[Source code of charts]
━━━━━━━━

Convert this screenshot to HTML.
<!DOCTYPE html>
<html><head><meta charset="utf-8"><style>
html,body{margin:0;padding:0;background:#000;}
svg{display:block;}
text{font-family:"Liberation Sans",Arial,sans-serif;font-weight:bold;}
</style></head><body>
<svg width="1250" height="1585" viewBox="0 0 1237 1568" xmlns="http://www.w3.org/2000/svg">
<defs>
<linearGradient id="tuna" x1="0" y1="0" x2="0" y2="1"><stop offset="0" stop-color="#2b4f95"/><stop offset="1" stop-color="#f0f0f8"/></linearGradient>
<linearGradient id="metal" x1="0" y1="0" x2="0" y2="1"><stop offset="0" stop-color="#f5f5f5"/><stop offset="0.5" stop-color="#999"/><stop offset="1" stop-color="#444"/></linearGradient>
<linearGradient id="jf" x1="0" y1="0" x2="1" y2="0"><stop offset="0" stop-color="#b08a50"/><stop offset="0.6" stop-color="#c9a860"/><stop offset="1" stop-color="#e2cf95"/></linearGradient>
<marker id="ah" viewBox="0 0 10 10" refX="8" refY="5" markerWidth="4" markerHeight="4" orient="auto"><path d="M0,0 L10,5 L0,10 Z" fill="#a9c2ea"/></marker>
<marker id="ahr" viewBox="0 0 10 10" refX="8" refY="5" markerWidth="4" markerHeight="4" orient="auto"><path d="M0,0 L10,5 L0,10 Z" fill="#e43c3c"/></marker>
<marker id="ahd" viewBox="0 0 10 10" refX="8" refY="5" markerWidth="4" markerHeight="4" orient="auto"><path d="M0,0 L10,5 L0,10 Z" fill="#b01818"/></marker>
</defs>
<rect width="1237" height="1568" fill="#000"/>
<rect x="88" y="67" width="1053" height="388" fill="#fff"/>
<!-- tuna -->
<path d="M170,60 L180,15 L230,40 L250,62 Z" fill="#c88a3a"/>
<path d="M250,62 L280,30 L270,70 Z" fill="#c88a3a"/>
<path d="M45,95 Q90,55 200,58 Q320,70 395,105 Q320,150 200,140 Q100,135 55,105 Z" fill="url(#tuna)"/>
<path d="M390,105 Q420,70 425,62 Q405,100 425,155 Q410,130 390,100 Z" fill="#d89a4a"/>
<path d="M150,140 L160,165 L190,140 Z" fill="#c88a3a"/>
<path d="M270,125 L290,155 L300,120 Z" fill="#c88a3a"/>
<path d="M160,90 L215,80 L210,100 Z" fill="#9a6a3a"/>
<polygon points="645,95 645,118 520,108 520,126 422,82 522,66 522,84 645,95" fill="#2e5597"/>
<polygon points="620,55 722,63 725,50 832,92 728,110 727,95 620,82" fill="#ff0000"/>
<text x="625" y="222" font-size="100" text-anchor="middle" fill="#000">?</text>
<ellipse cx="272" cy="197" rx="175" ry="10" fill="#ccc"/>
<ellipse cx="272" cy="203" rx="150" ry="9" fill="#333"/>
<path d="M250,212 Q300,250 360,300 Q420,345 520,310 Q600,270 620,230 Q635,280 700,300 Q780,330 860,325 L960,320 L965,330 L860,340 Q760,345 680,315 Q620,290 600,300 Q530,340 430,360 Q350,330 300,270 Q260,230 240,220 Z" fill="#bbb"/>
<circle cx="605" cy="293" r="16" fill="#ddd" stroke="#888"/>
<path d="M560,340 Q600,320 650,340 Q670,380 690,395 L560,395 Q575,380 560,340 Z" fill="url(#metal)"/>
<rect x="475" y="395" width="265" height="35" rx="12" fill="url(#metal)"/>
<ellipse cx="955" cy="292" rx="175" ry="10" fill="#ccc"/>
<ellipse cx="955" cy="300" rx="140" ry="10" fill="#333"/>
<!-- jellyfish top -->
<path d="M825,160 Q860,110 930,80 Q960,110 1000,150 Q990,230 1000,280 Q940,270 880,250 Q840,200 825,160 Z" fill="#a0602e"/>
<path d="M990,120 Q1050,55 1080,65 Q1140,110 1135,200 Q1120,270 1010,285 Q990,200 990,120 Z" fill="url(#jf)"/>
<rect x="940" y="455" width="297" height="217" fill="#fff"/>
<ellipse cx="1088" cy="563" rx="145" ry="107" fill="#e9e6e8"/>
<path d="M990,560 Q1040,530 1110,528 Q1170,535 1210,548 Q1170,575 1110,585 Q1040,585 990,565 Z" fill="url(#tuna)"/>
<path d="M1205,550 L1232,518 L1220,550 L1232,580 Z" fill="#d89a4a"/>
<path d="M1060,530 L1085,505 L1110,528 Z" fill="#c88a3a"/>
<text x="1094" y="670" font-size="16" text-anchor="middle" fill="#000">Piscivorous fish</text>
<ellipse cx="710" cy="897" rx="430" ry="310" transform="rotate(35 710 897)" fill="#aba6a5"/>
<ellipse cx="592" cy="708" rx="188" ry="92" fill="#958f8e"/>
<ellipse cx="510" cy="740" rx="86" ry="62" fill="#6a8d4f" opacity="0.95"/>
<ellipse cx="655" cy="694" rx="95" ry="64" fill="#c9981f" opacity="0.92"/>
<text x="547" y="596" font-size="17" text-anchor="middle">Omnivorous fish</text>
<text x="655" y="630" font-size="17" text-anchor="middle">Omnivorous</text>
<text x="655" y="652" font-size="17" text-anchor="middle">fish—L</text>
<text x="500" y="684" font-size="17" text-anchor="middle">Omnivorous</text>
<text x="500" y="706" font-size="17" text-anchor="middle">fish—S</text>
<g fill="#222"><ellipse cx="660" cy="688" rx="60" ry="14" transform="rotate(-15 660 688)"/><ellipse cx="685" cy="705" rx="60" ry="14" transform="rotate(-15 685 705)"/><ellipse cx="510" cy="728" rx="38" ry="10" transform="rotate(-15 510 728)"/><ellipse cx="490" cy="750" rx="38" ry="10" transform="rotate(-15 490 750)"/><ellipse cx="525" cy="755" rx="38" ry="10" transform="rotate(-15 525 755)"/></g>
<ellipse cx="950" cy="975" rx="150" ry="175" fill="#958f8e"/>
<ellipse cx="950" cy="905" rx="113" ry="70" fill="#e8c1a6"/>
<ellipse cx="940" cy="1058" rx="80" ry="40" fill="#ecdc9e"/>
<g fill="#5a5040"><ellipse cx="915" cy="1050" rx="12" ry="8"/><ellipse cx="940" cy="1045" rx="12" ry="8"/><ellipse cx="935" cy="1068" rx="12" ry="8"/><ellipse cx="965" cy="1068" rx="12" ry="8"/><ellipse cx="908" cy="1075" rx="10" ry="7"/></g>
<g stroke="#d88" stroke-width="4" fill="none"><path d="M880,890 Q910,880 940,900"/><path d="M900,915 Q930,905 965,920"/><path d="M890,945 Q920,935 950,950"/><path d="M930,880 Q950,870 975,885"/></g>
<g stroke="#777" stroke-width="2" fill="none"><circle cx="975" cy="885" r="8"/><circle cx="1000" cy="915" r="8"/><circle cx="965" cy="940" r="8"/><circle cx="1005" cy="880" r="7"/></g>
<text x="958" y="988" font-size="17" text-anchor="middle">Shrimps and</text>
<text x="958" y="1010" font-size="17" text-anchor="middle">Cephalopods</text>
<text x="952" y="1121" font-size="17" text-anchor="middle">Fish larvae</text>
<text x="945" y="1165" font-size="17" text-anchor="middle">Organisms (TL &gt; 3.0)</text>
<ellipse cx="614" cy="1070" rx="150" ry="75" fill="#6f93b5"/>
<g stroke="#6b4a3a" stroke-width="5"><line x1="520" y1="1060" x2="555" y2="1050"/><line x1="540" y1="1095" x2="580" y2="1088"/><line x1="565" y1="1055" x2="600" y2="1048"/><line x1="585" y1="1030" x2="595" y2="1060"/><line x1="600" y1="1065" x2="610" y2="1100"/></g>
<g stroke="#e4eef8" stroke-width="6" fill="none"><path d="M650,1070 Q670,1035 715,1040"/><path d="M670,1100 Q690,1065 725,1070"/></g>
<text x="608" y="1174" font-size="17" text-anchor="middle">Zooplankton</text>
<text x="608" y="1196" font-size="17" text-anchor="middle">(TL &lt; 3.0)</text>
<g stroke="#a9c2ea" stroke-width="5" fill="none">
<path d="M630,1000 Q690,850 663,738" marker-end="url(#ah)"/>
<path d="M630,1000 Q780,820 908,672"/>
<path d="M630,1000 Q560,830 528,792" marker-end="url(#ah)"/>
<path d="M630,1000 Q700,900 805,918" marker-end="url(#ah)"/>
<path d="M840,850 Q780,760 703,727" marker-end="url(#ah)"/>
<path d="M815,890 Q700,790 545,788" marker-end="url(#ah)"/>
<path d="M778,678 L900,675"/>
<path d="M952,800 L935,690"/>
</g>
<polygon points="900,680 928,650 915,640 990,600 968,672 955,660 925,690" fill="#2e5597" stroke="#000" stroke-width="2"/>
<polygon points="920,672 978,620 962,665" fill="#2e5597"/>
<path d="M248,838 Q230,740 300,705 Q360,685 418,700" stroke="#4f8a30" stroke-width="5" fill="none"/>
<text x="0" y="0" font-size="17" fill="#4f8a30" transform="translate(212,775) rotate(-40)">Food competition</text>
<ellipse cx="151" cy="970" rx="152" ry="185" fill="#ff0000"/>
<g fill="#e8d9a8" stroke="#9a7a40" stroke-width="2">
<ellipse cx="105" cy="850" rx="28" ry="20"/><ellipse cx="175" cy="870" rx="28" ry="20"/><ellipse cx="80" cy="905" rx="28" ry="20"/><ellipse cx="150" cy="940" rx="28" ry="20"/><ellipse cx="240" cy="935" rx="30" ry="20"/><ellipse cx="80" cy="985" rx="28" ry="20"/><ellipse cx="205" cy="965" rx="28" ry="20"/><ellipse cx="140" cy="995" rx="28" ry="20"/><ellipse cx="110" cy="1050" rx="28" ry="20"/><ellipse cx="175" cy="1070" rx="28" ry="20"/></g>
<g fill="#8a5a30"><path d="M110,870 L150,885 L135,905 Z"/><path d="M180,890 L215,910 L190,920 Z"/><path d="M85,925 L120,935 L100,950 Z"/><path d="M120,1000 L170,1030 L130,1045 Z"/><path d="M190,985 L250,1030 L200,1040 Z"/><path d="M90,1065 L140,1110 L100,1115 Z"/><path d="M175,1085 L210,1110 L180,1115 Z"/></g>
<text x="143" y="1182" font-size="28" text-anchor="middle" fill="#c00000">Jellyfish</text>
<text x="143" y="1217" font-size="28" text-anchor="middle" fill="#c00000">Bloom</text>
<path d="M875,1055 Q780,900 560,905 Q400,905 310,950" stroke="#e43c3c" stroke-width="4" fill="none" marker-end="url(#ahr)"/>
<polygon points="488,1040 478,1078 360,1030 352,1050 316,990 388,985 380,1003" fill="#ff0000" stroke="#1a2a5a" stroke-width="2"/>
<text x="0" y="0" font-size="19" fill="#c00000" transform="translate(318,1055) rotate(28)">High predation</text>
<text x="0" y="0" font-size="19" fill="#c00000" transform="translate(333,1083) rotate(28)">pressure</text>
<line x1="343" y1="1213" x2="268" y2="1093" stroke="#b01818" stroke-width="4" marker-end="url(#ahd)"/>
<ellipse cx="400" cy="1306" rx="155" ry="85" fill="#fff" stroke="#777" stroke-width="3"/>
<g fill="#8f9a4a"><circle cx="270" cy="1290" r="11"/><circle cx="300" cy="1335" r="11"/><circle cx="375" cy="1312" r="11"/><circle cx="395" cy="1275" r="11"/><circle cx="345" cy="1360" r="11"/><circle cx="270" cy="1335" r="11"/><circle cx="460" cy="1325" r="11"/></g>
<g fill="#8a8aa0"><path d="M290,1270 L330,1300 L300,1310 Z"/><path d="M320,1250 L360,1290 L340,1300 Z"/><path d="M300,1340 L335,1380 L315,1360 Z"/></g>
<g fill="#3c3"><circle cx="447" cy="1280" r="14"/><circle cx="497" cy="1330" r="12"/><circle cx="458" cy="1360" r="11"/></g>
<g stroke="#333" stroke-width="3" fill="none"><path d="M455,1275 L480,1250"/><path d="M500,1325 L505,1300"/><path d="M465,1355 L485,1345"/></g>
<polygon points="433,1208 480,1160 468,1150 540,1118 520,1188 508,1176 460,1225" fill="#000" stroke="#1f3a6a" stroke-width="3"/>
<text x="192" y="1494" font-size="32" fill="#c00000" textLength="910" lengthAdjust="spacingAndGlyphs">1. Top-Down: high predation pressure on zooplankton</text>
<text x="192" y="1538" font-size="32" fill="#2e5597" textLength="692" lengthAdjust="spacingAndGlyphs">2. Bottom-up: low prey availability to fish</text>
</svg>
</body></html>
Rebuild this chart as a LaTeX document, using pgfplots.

━━━━━━━━

- Your task -
Return every line holding the word "this" from the records.

- Full answer -
Convert this screenshot to HTML.
Rebuild this chart as a LaTeX document, using pgfplots.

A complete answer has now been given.